In the Australian article yesterday, Robert Gottliebsen observed:
To their great credit, the independents have refused to rush the legislation through the upper house and have delegated it to a parliamentary committee which means there will be more time to expose the damage it will create.
The Senate Education and Employment Legislation Committee will conduct a public inquiry and will report on February 1 2024. I note that Paul Karp in the Guardian says Senator Pocock has already suggested some views about breaking up the bill so some parts could be passed this year.
Pocock wants to deal with several parts this year, including: banning discrimination against employees experiencing family and domestic violence; the workers' compensation change; and provisions criminalising wage theft.
While employers may not agree with every item on the list, the Australian Chamber of Commerce and Industry (Acci), AiGroup, Minerals Council and Master Builders agree in principle with splitting the bill, allowing the discrimination and workers compensation law changes to be dealt with immediately.

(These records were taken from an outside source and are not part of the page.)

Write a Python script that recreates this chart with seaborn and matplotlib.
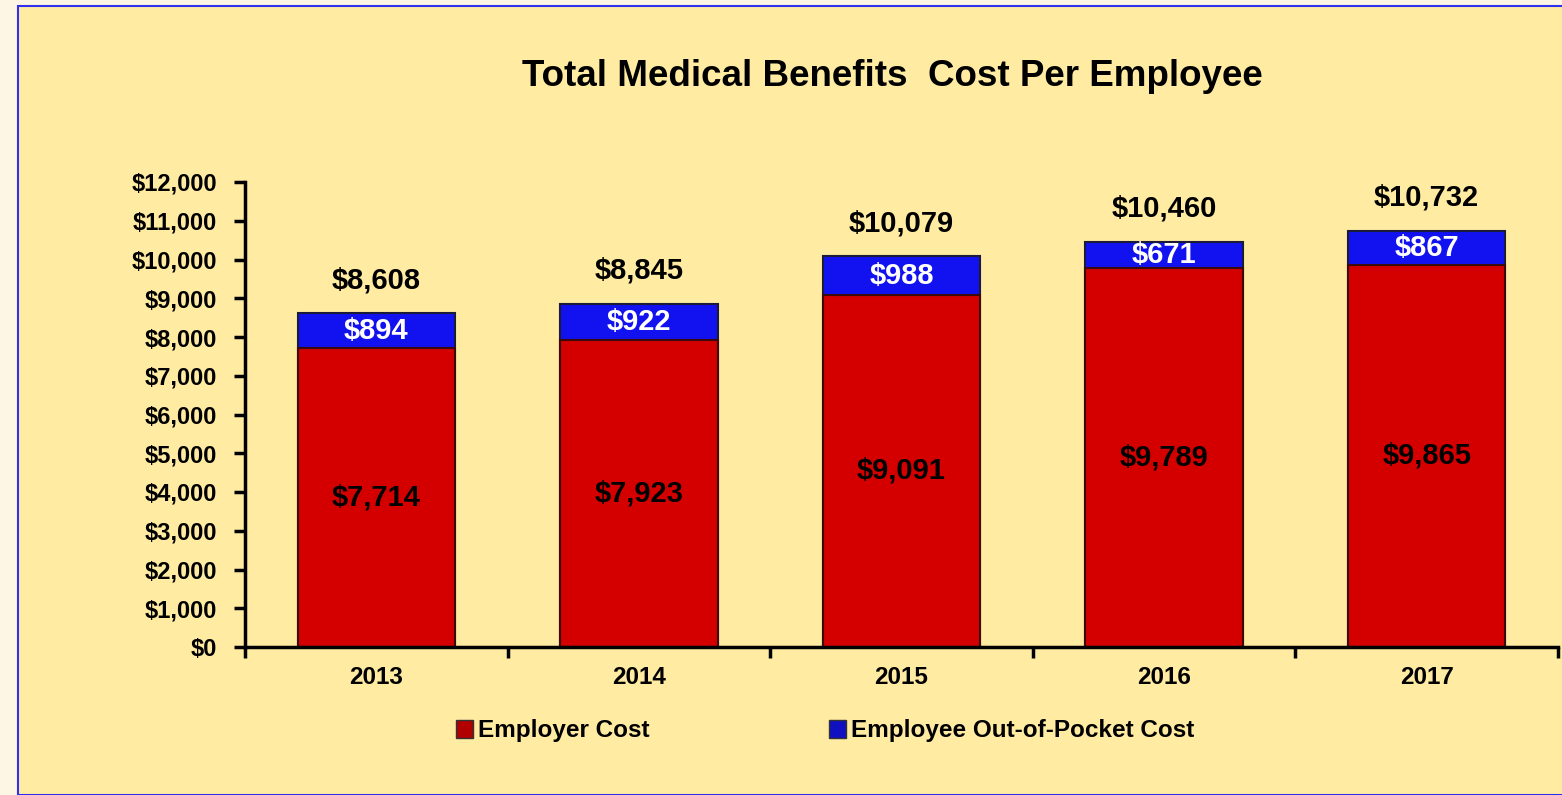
import numpy as np
import pandas as pd
import matplotlib.pyplot as plt
import matplotlib.patches as mpatches
import seaborn as sns

years = ["2013", "2014", "2015", "2016", "2017"]
employer_cost = [7714, 7923, 9091, 9789, 9865]
employee_cost = [894, 922, 988, 671, 867]
totals = [a + b for a, b in zip(employer_cost, employee_cost)]

red = "#D40000"
blue = "#1212F0"
panel = "#FFEBA1"

sns.set_theme(style="white")
plt.rcParams["font.family"] = ["Liberation Sans", "DejaVu Sans"]
plt.rcParams["font.weight"] = "bold"
for k in ["text.color", "axes.labelcolor", "xtick.color", "ytick.color"]:
    plt.rcParams[k] = "black"

df = pd.DataFrame({"year": years, "employer": employer_cost,
                   "employee": employee_cost, "total": totals})

fig = plt.figure(figsize=(15.62, 7.95), dpi=100)
fig.patch.set_facecolor("#FDF6E4")
fig.patches.append(mpatches.Rectangle((18 / 1562, 0), 1.0, 1 - 6 / 795,
                                      transform=fig.transFigure, facecolor=panel,
                                      edgecolor="#3030F0", linewidth=1.5, zorder=-10))

ax = fig.add_axes([245 / 1562, 1 - 647 / 795, (1558 - 245) / 1562, (647 - 182) / 795])
ax.set_facecolor("none")

# stacked bars: total (blue) behind, employer (red) in front
sns.barplot(data=df, x="year", y="total", color=blue, width=0.6, saturation=1,
            edgecolor="#1a1a3a", linewidth=1.5, ax=ax)
sns.barplot(data=df, x="year", y="employer", color=red, width=0.6, saturation=1,
            edgecolor="#3a0a0a", linewidth=1.5, ax=ax)

for i in range(len(years)):
    ax.text(i, employer_cost[i] / 2, f"${employer_cost[i]:,}", ha="center", va="center",
            fontsize=21, color="black", fontweight="bold")
    ax.text(i, employer_cost[i] + employee_cost[i] / 2, f"${employee_cost[i]:,}",
            ha="center", va="center", fontsize=21, color="white", fontweight="bold")
    ax.annotate(f"${totals[i]:,}", (i, totals[i]), xytext=(0, 24), textcoords="offset points",
                ha="center", va="center", fontsize=21, fontweight="bold", color="black")

ax.set_ylim(0, 12000)
ax.set_xlim(-0.5, len(years) - 0.5)
ax.set_yticks(np.arange(0, 12001, 1000))
ax.set_yticklabels([f"${v:,}" for v in range(0, 12001, 1000)])
ax.set_xticks(range(len(years)))
ax.set_xticklabels(years)
ax.set_xticks(np.arange(-0.5, len(years), 1), minor=True)
ax.tick_params(axis="x", which="major", length=0, pad=14, labelsize=17.5)
ax.tick_params(axis="x", which="minor", length=8, width=2.5, direction="out", color="black", bottom=True)
ax.tick_params(axis="y", length=8, width=2.5, direction="out", color="black", left=True,
               labelsize=17, pad=12)
ax.set_xlabel("")
ax.set_ylabel("")
sns.despine(ax=ax)
for s in ["left", "bottom"]:
    ax.spines[s].set_linewidth(2.5)
    ax.spines[s].set_color("black")

fig.text(892 / 1562, 1 - 77 / 795, "Total Medical Benefits  Cost Per Employee",
         ha="center", va="center", fontsize=26.5, fontweight="bold")

handles = [mpatches.Patch(facecolor="#B00000", edgecolor="#333333", label="Employer Cost"),
           mpatches.Patch(facecolor="#1010C0", edgecolor="#333333", label="Employee Out-of-Pocket Cost")]
fig.legend(handles=handles, loc="center", bbox_to_anchor=(825 / 1562, 1 - 731 / 795), ncol=2,
           frameon=False, fontsize=17.5, handlelength=0.7, handleheight=0.7, handletextpad=0.2,
           columnspacing=7.4)

fig.savefig("out.png", dpi=100, facecolor=fig.get_facecolor())
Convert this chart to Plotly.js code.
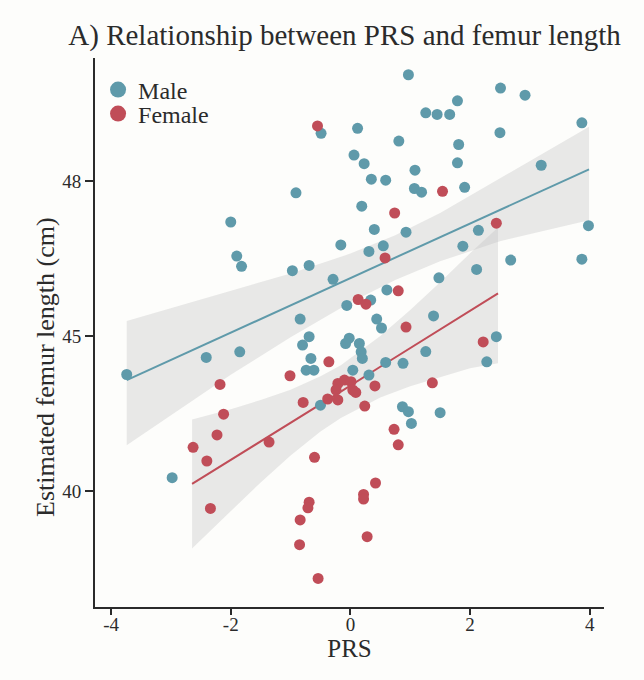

I end with a paraphrase of Robert Gottliebsen's article in the Australian yesterday. He says the Treasurer keeps expressing optimism about productivity and the future of the nation and continues:
But he has been completely gazumped by the Employment Minister who masks his massive legislative agenda with irrelevancies like paying a little more for pizzas.
I invite the Treasurer to take a day off and sit down with those 784 pages and try and understand what on earth it all means for someone trying to conduct an enterprise.
Maybe all ALP politicians should circulate the 784 pages among the small enterprises in their electorate so they "understand" the new rules that are to govern them.
This is 784 pages of new rules that will only offend the running of your business. We oppose this legislation for very good reason.